:: EXCERPTED DATA ::

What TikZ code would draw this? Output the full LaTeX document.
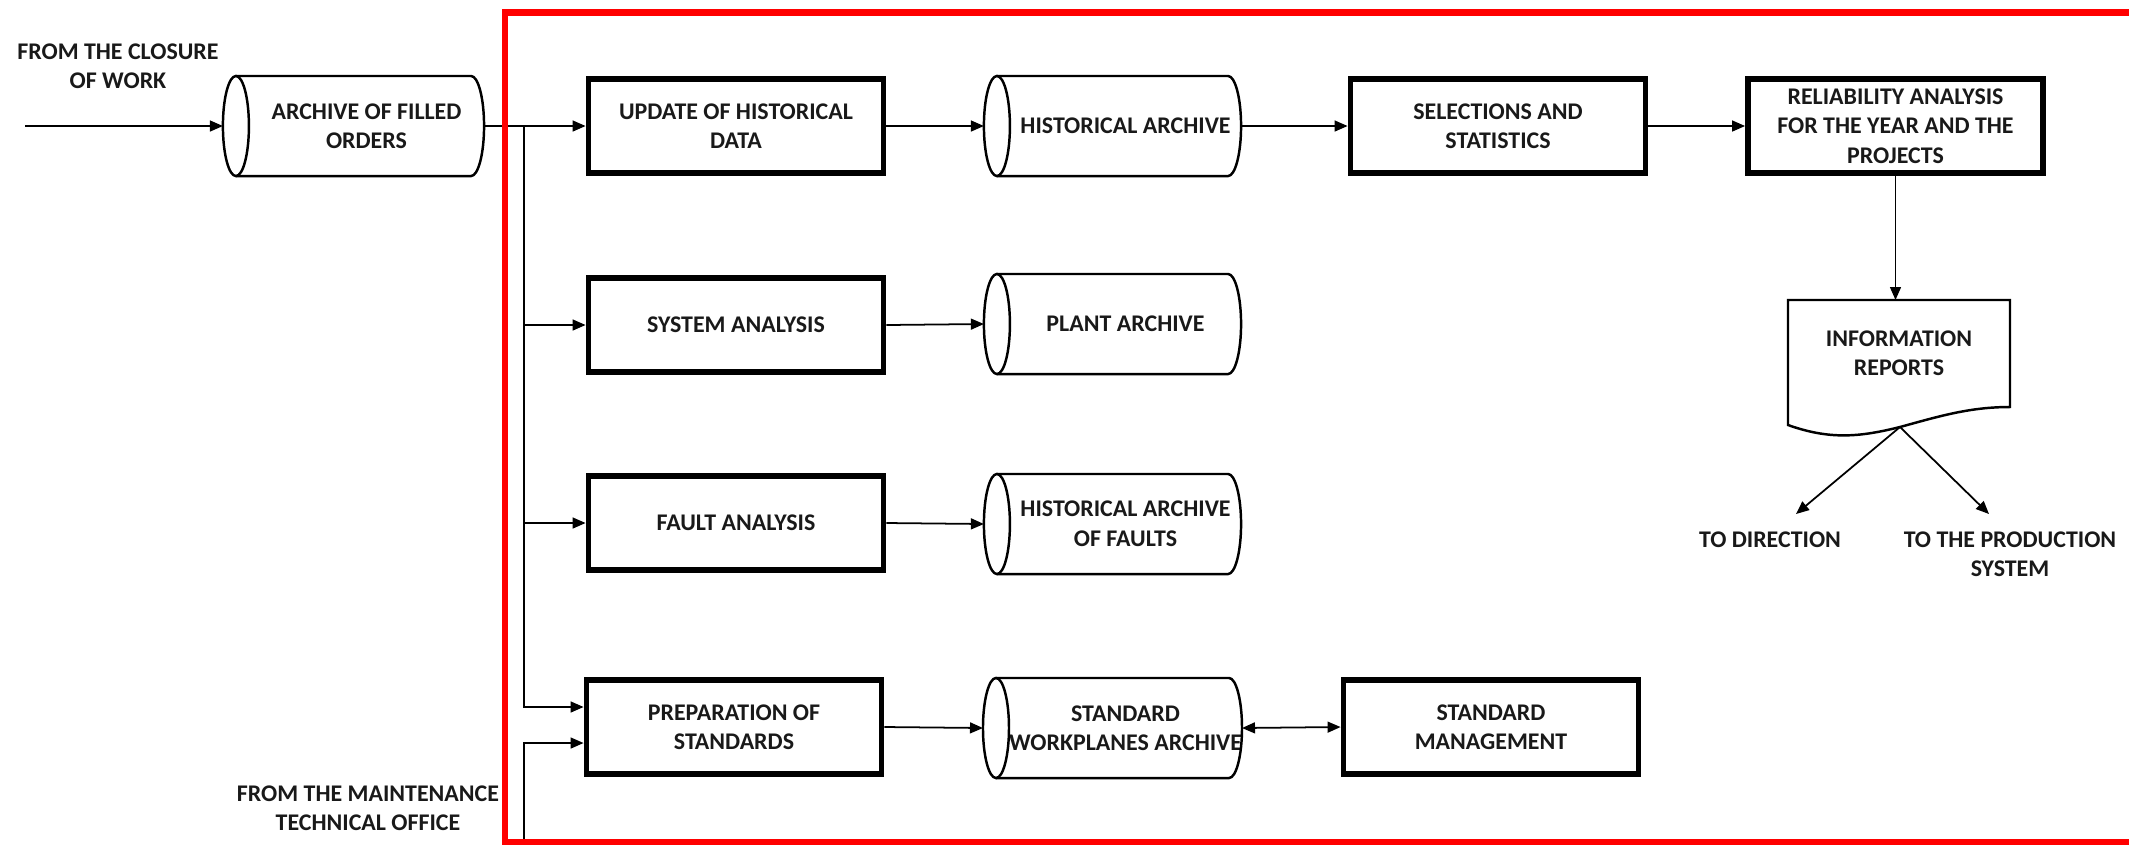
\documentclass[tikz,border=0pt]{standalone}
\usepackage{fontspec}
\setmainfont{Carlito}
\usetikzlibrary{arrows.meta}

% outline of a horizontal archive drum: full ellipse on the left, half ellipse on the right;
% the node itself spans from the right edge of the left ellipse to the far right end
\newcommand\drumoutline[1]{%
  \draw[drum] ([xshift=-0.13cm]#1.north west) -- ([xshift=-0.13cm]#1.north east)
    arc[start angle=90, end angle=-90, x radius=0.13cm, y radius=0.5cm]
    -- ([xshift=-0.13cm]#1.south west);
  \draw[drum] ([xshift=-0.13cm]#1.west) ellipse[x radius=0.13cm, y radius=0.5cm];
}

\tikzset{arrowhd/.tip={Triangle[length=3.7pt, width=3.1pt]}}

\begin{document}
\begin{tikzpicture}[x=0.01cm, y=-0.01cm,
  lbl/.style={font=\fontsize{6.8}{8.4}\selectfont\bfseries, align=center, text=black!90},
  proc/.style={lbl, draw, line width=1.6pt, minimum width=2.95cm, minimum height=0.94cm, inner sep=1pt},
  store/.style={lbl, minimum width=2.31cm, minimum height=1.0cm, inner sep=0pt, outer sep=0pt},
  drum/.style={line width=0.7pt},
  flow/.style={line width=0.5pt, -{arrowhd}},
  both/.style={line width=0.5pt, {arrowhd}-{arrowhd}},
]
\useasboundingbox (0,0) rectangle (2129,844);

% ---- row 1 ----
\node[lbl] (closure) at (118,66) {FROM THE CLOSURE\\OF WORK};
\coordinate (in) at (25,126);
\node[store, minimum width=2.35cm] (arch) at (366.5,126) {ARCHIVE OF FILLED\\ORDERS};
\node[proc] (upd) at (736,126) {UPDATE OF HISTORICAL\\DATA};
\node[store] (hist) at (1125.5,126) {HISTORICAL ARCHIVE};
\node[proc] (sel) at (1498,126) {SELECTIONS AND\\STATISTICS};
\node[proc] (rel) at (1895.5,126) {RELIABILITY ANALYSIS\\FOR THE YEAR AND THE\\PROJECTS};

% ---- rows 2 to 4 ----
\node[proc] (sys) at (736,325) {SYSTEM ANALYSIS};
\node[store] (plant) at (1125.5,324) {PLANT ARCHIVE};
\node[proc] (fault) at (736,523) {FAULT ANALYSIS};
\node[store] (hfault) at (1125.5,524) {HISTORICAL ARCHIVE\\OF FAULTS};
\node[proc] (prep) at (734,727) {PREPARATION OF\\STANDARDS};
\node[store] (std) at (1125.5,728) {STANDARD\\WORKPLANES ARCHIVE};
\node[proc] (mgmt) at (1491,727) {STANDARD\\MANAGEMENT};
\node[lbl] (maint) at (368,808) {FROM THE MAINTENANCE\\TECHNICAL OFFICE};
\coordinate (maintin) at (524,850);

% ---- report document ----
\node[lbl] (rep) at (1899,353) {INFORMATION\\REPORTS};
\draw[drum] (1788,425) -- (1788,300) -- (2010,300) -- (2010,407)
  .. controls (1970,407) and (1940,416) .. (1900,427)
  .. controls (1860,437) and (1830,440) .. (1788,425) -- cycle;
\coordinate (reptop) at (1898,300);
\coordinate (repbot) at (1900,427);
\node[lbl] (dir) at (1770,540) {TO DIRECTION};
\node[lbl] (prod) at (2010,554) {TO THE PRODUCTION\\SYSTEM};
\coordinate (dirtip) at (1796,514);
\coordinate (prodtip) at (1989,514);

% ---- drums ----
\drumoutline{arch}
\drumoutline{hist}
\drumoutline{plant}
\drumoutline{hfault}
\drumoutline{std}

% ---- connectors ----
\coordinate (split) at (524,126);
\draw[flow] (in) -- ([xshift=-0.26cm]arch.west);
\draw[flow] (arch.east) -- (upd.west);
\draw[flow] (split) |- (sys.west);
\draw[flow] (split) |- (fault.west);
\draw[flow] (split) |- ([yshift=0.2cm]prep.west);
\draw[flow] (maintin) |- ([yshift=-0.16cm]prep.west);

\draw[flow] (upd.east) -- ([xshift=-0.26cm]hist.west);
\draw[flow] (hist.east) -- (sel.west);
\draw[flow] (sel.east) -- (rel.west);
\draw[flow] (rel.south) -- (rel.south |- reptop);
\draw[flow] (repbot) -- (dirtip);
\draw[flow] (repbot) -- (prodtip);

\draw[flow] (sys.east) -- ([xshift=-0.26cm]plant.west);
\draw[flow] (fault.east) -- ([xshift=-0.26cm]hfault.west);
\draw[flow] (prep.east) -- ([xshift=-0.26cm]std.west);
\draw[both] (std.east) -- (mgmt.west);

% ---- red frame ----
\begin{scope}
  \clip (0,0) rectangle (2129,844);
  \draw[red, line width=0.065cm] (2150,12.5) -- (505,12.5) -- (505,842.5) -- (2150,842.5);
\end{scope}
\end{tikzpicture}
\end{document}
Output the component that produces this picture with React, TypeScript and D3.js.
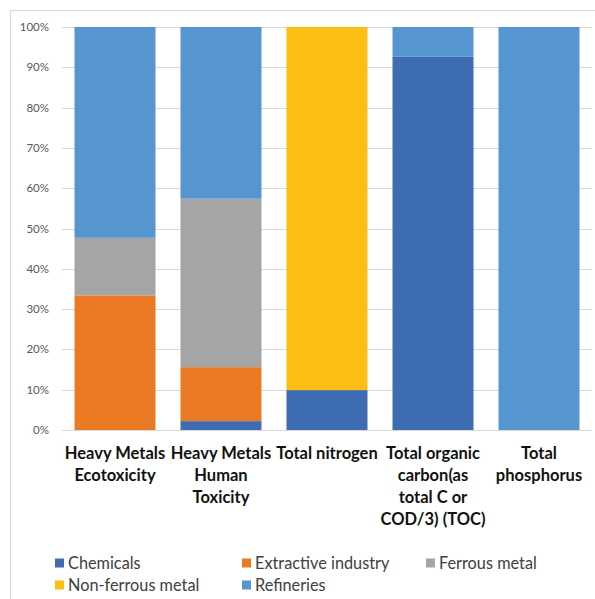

:::

YOUR INSTRUCTIONS: Your task is to return the lines above, from the first one up to and including the line containing "(rel) at (1895.5,126)", minus any pictures.

SOLUTION TO THE EXERCISE:
What TikZ code would draw this? Output the full LaTeX document.
\documentclass[tikz,border=0pt]{standalone}
\usepackage{fontspec}
\setmainfont{Carlito}
\usetikzlibrary{arrows.meta}

% outline of a horizontal archive drum: full ellipse on the left, half ellipse on the right;
% the node itself spans from the right edge of the left ellipse to the far right end
\newcommand\drumoutline[1]{%
  \draw[drum] ([xshift=-0.13cm]#1.north west) -- ([xshift=-0.13cm]#1.north east)
    arc[start angle=90, end angle=-90, x radius=0.13cm, y radius=0.5cm]
    -- ([xshift=-0.13cm]#1.south west);
  \draw[drum] ([xshift=-0.13cm]#1.west) ellipse[x radius=0.13cm, y radius=0.5cm];
}

\tikzset{arrowhd/.tip={Triangle[length=3.7pt, width=3.1pt]}}

\begin{document}
\begin{tikzpicture}[x=0.01cm, y=-0.01cm,
  lbl/.style={font=\fontsize{6.8}{8.4}\selectfont\bfseries, align=center, text=black!90},
  proc/.style={lbl, draw, line width=1.6pt, minimum width=2.95cm, minimum height=0.94cm, inner sep=1pt},
  store/.style={lbl, minimum width=2.31cm, minimum height=1.0cm, inner sep=0pt, outer sep=0pt},
  drum/.style={line width=0.7pt},
  flow/.style={line width=0.5pt, -{arrowhd}},
  both/.style={line width=0.5pt, {arrowhd}-{arrowhd}},
]
\useasboundingbox (0,0) rectangle (2129,844);

% ---- row 1 ----
\node[lbl] (closure) at (118,66) {FROM THE CLOSURE\\OF WORK};
\coordinate (in) at (25,126);
\node[store, minimum width=2.35cm] (arch) at (366.5,126) {ARCHIVE OF FILLED\\ORDERS};
\node[proc] (upd) at (736,126) {UPDATE OF HISTORICAL\\DATA};
\node[store] (hist) at (1125.5,126) {HISTORICAL ARCHIVE};
\node[proc] (sel) at (1498,126) {SELECTIONS AND\\STATISTICS};
\node[proc] (rel) at (1895.5,126) {RELIABILITY ANALYSIS\\FOR THE YEAR AND THE\\PROJECTS};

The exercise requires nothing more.